Putting The “Dangereuses” In “Les Liaisons Dangereuses”

by Rachel Bellwoar

According to the opening credits of Roger Vadim’s Les Liaisons Dangereuses, marriage is a game of chess, but you can’t play a game without knowing the rules and the first thing to notice about this chessboard is Juliette (Jeanne Moreau) and Valmont (Gérard Philipe) are on the same side. Instead of husband and wife competing against one another other, the black king and queen are hosting a party and their lovers are among the invited guests. Juliette and Valmont may not play by the rules of “conventional” marriage, but that doesn’t mean there aren’t rules, and when one of their lovers (Juliette’s, played by Nicolas Vogel) gets engaged without telling her, the insult can’t be allowed to pass.

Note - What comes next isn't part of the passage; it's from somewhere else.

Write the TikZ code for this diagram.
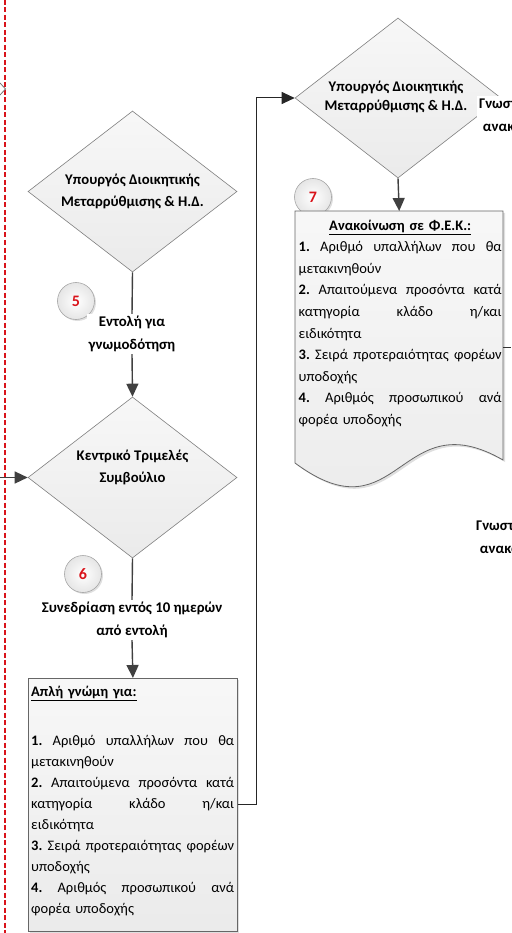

Juliette does what any scorned woman would do – asks her husband to sleep with her lover’s fiancée, Cécile (Jeanne Valérie) – and her husband, while less enthused about seducing his cousin, quickly comes around to her plan, but then he meets Marianne (Annette Stroyberg), a bigger (married) fish to fry, and he can’t help but split his attentions.
The problem isn’t that Valmont wants to have sex with someone his wife didn’t assign (affairs are welcome as long as they tell each other about them) but the restraint he shows while seducing her. And if Les Liaisons Dangereuses ultimately does take a moralistic view on an open marriage, it’s not because they’re not monogamous. It’s because of how they treat the people they’re having extramarital affairs with — taking advantage of them and going out of their way to ruin their lives. It’s when Valmont doesn’t do this (at least to the degree that’s he capable of, given he’s pursuing a married woman, no matter what) that the arrangement starts to fall apart.
“Cruel” is a word film historian Kat Ellinger uses to describe the movie in her commentary track and these aren’t characters you’re meant to like, but it’s like they’re the spiders, and you’re the fly. At the same time you’re wondering why nobody can withstand their web, you’re getting tangled up in it yourself. Juliette and Valmont are at the center of it all, but the film doesn’t neglect its side characters, as seen with Cécile’s already compromised love life before Valmont gets involved.
This is definitely a film where it’s worth taking the time to replay a scene if you’re feeling confused. A lot of names get thrown at you at the beginning and keeping up with the subtitles (for no fault of their own) isn’t easy, due to the speed of the dialogue, the cunning of the characters, and how their strategies change on a dime. They also following a logic that takes some getting to, and while it does make sense, it won’t if you don’t catch everything.
Amazingly (as Ellinger discusses in her commentary track, along with Vadim’s direction), Les Liaisons Dangereuses is based on an 18th  century epistolary novel. Vadim’s is one of the few adaptations (along with Roger Cumble’s Cruel Intentions) to reset it for modern times (it came out in 1959). It works and Ellinger makes some great observations about how Vadim incorporates the letters, the snow, and how the editing “brings you into people’s inner worlds.”
Les Liaisons Dangereuses is available on Blu-Ray and DVD starting November 12thfrom Kino Lorber.